[START OF Raw data]

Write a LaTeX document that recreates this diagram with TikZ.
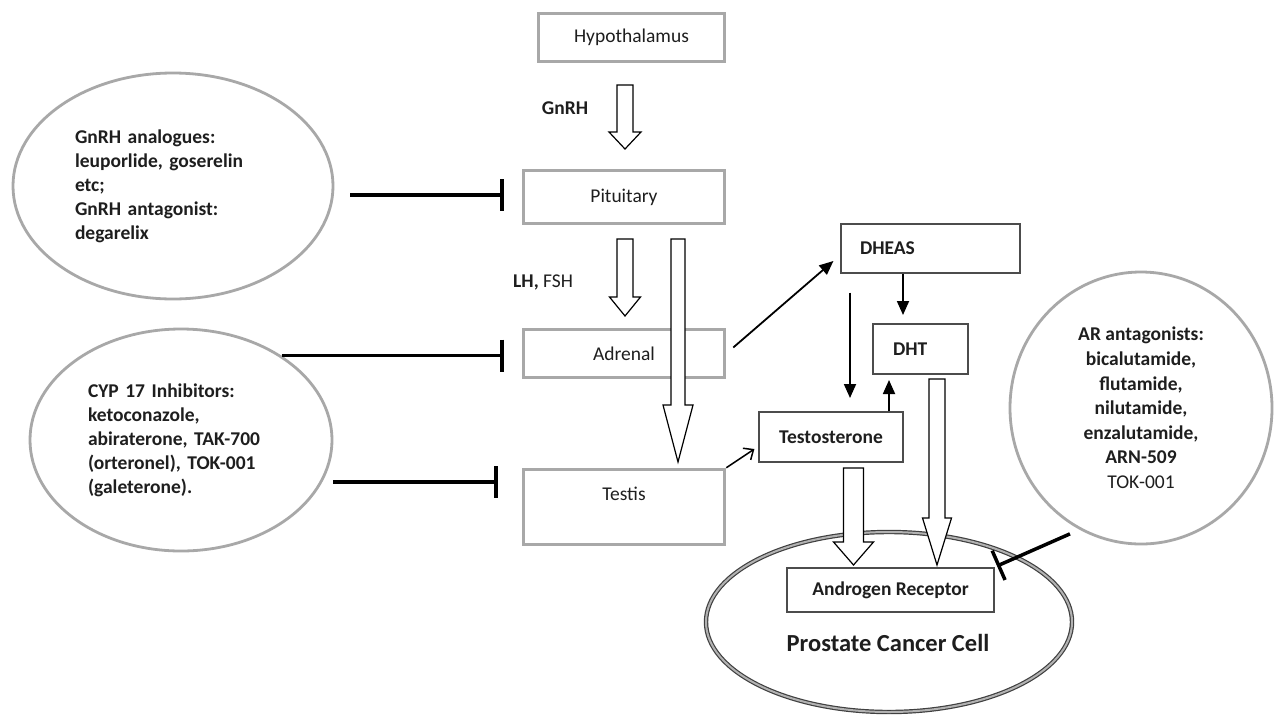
\documentclass[tikz,border=0pt]{standalone}
\usepackage{fontspec}
\setmainfont{Carlito}
\usetikzlibrary{shapes.geometric,arrows.meta,calc}
\definecolor{pcGray}{HTML}{A8A8A8}
\definecolor{pcInk}{HTML}{1E1E1E}
\newcommand{\pcSize}{\fontsize{19.5}{24}\selectfont}
% hollow block arrow: top, tip, shaft half width, head half width, head length
\newcommand{\pcHollowArrow}[5]{%
  \draw[hollow] let \p1=(#1), \p2=(#2) in
    (\x1-#3,\y1) -- (\x1-#3,\y2+#5) -- (\x1-#4,\y2+#5) -- (\x1,\y2)
    -- (\x1+#4,\y2+#5) -- (\x1+#3,\y2+#5) -- (\x1+#3,\y1) -- cycle;}

\begin{document}
\begin{tikzpicture}[x=1pt,y=-1pt,
  every node/.style={font=\pcSize, text=pcInk},
  gbox/.style={draw=pcGray, line width=3.5pt, inner sep=0pt},
  tbox/.style={draw=black!70, line width=1.2pt, inner sep=0pt, font=\pcSize\bfseries},
  drug/.style={ellipse, draw=pcGray, line width=2.8pt, inner sep=2pt, font=\pcSize\bfseries},
  hollow/.style={draw=black, line width=1.2pt, fill=white, line join=miter},
  flow/.style={draw=black, line width=1.8pt, -{Triangle[width=12pt,length=14pt]}},
  inhib/.style={draw=black, line width=3.5pt, -{Bar[width=32pt]}}]
\fill[white] (0,0) rectangle (1281,718);
\useasboundingbox (0,0) rectangle (1281,718);

% axis boxes
\node[gbox, minimum width=186pt, minimum height=48pt] (hyp) at (631.5,37.5) {Hypothalamus};
\node[gbox, minimum width=201pt, minimum height=53pt] (pit) at (624,197) {Pituitary};
\node[gbox, minimum width=201pt, minimum height=48pt] (adr) at (624,353.5) {Adrenal};
\node[gbox, minimum width=201pt, text height=19pt, text depth=33pt, inner ysep=11.5pt] (tes) at (624,507) {Testis};

% steroids
\node[tbox, minimum width=179pt, minimum height=49pt, text width=141pt, align=left] (dheas) at (930.5,248.5) {DHEAS};
\node[tbox, minimum width=95pt, minimum height=50pt, text width=55pt, align=left] (dht) at (920.5,349) {DHT};
\node[tbox, minimum width=144pt, minimum height=50pt] (tst) at (831,437) {Testosterone};

% cell
\node[ellipse, draw=black!75, double=black!30, double distance=2pt, line width=1.2pt,
  minimum width=366pt, minimum height=180pt] (cell) at (889,622) {};
\node[tbox, fill=white, minimum width=207pt, minimum height=44pt] (ar) at (890.5,590) {Androgen Receptor};
\node[font=\fontsize{24.5}{30}\selectfont\bfseries] (cellname) at (888,643) {Prostate Cancer Cell};

% drugs
\node[drug, minimum width=320pt, minimum height=226pt, text width=196pt, align=left] (gnrhdrug) at (173,186)
  {GnRH analogues:\\ leuporlide, goserelin\\ etc;\\ GnRH antagonist:\\ degarelix};
\node[drug, minimum width=302pt, minimum height=222pt, text width=186pt, align=left] (cypdrug) at (181,440)
  {CYP 17 Inhibitors:\\ ketoconazole,\\ abiraterone, TAK-700\\ (orteronel), TOK-001\\ (galeterone).};
\node[drug, minimum width=262pt, minimum height=272pt, align=center, font=\fontsize{19.5}{24.6}\selectfont\bfseries] (ardrug) at (1141,408)
  {AR antagonists:\\ bicalutamide,\\ flutamide,\\ nilutamide,\\ enzalutamide,\\ ARN-509\\ \mdseries TOK-001};

% hormone labels
\node[font=\pcSize\bfseries, inner sep=0pt] (gnrhlbl) at (565,108) {GnRH};
\node[anchor=west, inner sep=0pt] (lhlbl) at (513,282) {\textbf{LH,} FSH};

% block arrows
\coordinate (gnrhTop) at (625,85);   \coordinate (gnrhTip) at (625,149);
\coordinate (lhTop) at (625,239);    \coordinate (lhTip) at (625,316);
\coordinate (pitTop) at (678,239);   \coordinate (pitTip) at (678,462);
\coordinate (tstTop) at (853.5,468); \coordinate (tstTip) at (853.5,565);
\coordinate (dhtTop) at (937,379);   \coordinate (dhtTip) at (937,565);
\pcHollowArrow{gnrhTop}{gnrhTip}{8}{16}{17}
\pcHollowArrow{lhTop}{lhTip}{8}{15.5}{19}
\pcHollowArrow{pitTop}{pitTip}{7}{15}{57}
\pcHollowArrow{tstTop}{tstTip}{10}{20}{23}
\pcHollowArrow{dhtTop}{dhtTip}{8}{14.5}{47}

% conversions
\coordinate (dhtIn) at (903,315);
\coordinate (tstIn) at (850,398);
\coordinate (dhtUp) at (889,380);
\draw[flow] ($(adr.east)+(7,-6)$) -- ($(dheas.west)+(-7,12.5)$);
\draw[flow] (dhtIn |- dheas.south) -- (dhtIn);
\draw[flow] ($(tstIn |- dheas.south)+(0,19)$) -- (tstIn);
\draw[flow] (dhtUp |- tst.north) -- (dhtUp);
\draw[draw=black, line width=1.5pt, -{Straight Barb[length=8pt,width=14pt]}] (tes.north east) -- ($(tst.west)+(-4,12)$);

% inhibition
\coordinate (g1) at ($(gnrhdrug.east)+(16,9)$);
\coordinate (c3) at ($(cypdrug.east)+(0,42)$);
\coordinate (arEnd) at (997,566);
\draw[inhib, shorten >=18pt] (g1) -- (g1 -| pit.west);
\draw[inhib, shorten >=18pt] (cypdrug.40) -- (cypdrug.40 -| adr.west);
\draw[inhib, shorten >=24pt] (c3) -- (c3 -| tes.west);
\draw[inhib] ($(ardrug.240)+(-3,8)$) -- (arEnd);
\end{tikzpicture}
\end{document}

[END OF Raw data]

Exercise description: Word for word, quote the lines above. Omit the pictures.

Exercise output:
Write a LaTeX document that recreates this diagram with TikZ.
\documentclass[tikz,border=0pt]{standalone}
\usepackage{fontspec}
\setmainfont{Carlito}
\usetikzlibrary{shapes.geometric,arrows.meta,calc}
\definecolor{pcGray}{HTML}{A8A8A8}
\definecolor{pcInk}{HTML}{1E1E1E}
\newcommand{\pcSize}{\fontsize{19.5}{24}\selectfont}
% hollow block arrow: top, tip, shaft half width, head half width, head length
\newcommand{\pcHollowArrow}[5]{%
  \draw[hollow] let \p1=(#1), \p2=(#2) in
    (\x1-#3,\y1) -- (\x1-#3,\y2+#5) -- (\x1-#4,\y2+#5) -- (\x1,\y2)
    -- (\x1+#4,\y2+#5) -- (\x1+#3,\y2+#5) -- (\x1+#3,\y1) -- cycle;}

\begin{document}
\begin{tikzpicture}[x=1pt,y=-1pt,
  every node/.style={font=\pcSize, text=pcInk},
  gbox/.style={draw=pcGray, line width=3.5pt, inner sep=0pt},
  tbox/.style={draw=black!70, line width=1.2pt, inner sep=0pt, font=\pcSize\bfseries},
  drug/.style={ellipse, draw=pcGray, line width=2.8pt, inner sep=2pt, font=\pcSize\bfseries},
  hollow/.style={draw=black, line width=1.2pt, fill=white, line join=miter},
  flow/.style={draw=black, line width=1.8pt, -{Triangle[width=12pt,length=14pt]}},
  inhib/.style={draw=black, line width=3.5pt, -{Bar[width=32pt]}}]
\fill[white] (0,0) rectangle (1281,718);
\useasboundingbox (0,0) rectangle (1281,718);

% axis boxes
\node[gbox, minimum width=186pt, minimum height=48pt] (hyp) at (631.5,37.5) {Hypothalamus};
\node[gbox, minimum width=201pt, minimum height=53pt] (pit) at (624,197) {Pituitary};
\node[gbox, minimum width=201pt, minimum height=48pt] (adr) at (624,353.5) {Adrenal};
\node[gbox, minimum width=201pt, text height=19pt, text depth=33pt, inner ysep=11.5pt] (tes) at (624,507) {Testis};

% steroids
\node[tbox, minimum width=179pt, minimum height=49pt, text width=141pt, align=left] (dheas) at (930.5,248.5) {DHEAS};
\node[tbox, minimum width=95pt, minimum height=50pt, text width=55pt, align=left] (dht) at (920.5,349) {DHT};
\node[tbox, minimum width=144pt, minimum height=50pt] (tst) at (831,437) {Testosterone};

% cell
\node[ellipse, draw=black!75, double=black!30, double distance=2pt, line width=1.2pt,
  minimum width=366pt, minimum height=180pt] (cell) at (889,622) {};
\node[tbox, fill=white, minimum width=207pt, minimum height=44pt] (ar) at (890.5,590) {Androgen Receptor};
\node[font=\fontsize{24.5}{30}\selectfont\bfseries] (cellname) at (888,643) {Prostate Cancer Cell};

% drugs
\node[drug, minimum width=320pt, minimum height=226pt, text width=196pt, align=left] (gnrhdrug) at (173,186)
  {GnRH analogues:\\ leuporlide, goserelin\\ etc;\\ GnRH antagonist:\\ degarelix};
\node[drug, minimum width=302pt, minimum height=222pt, text width=186pt, align=left] (cypdrug) at (181,440)
  {CYP 17 Inhibitors:\\ ketoconazole,\\ abiraterone, TAK-700\\ (orteronel), TOK-001\\ (galeterone).};
\node[drug, minimum width=262pt, minimum height=272pt, align=center, font=\fontsize{19.5}{24.6}\selectfont\bfseries] (ardrug) at (1141,408)
  {AR antagonists:\\ bicalutamide,\\ flutamide,\\ nilutamide,\\ enzalutamide,\\ ARN-509\\ \mdseries TOK-001};

% hormone labels
\node[font=\pcSize\bfseries, inner sep=0pt] (gnrhlbl) at (565,108) {GnRH};
\node[anchor=west, inner sep=0pt] (lhlbl) at (513,282) {\textbf{LH,} FSH};

% block arrows
\coordinate (gnrhTop) at (625,85);   \coordinate (gnrhTip) at (625,149);
\coordinate (lhTop) at (625,239);    \coordinate (lhTip) at (625,316);
\coordinate (pitTop) at (678,239);   \coordinate (pitTip) at (678,462);
\coordinate (tstTop) at (853.5,468); \coordinate (tstTip) at (853.5,565);
\coordinate (dhtTop) at (937,379);   \coordinate (dhtTip) at (937,565);
\pcHollowArrow{gnrhTop}{gnrhTip}{8}{16}{17}
\pcHollowArrow{lhTop}{lhTip}{8}{15.5}{19}
\pcHollowArrow{pitTop}{pitTip}{7}{15}{57}
\pcHollowArrow{tstTop}{tstTip}{10}{20}{23}
\pcHollowArrow{dhtTop}{dhtTip}{8}{14.5}{47}

% conversions
\coordinate (dhtIn) at (903,315);
\coordinate (tstIn) at (850,398);
\coordinate (dhtUp) at (889,380);
\draw[flow] ($(adr.east)+(7,-6)$) -- ($(dheas.west)+(-7,12.5)$);
\draw[flow] (dhtIn |- dheas.south) -- (dhtIn);
\draw[flow] ($(tstIn |- dheas.south)+(0,19)$) -- (tstIn);
\draw[flow] (dhtUp |- tst.north) -- (dhtUp);
\draw[draw=black, line width=1.5pt, -{Straight Barb[length=8pt,width=14pt]}] (tes.north east) -- ($(tst.west)+(-4,12)$);

% inhibition
\coordinate (g1) at ($(gnrhdrug.east)+(16,9)$);
\coordinate (c3) at ($(cypdrug.east)+(0,42)$);
\coordinate (arEnd) at (997,566);
\draw[inhib, shorten >=18pt] (g1) -- (g1 -| pit.west);
\draw[inhib, shorten >=18pt] (cypdrug.40) -- (cypdrug.40 -| adr.west);
\draw[inhib, shorten >=24pt] (c3) -- (c3 -| tes.west);
\draw[inhib] ($(ardrug.240)+(-3,8)$) -- (arEnd);
\end{tikzpicture}
\end{document}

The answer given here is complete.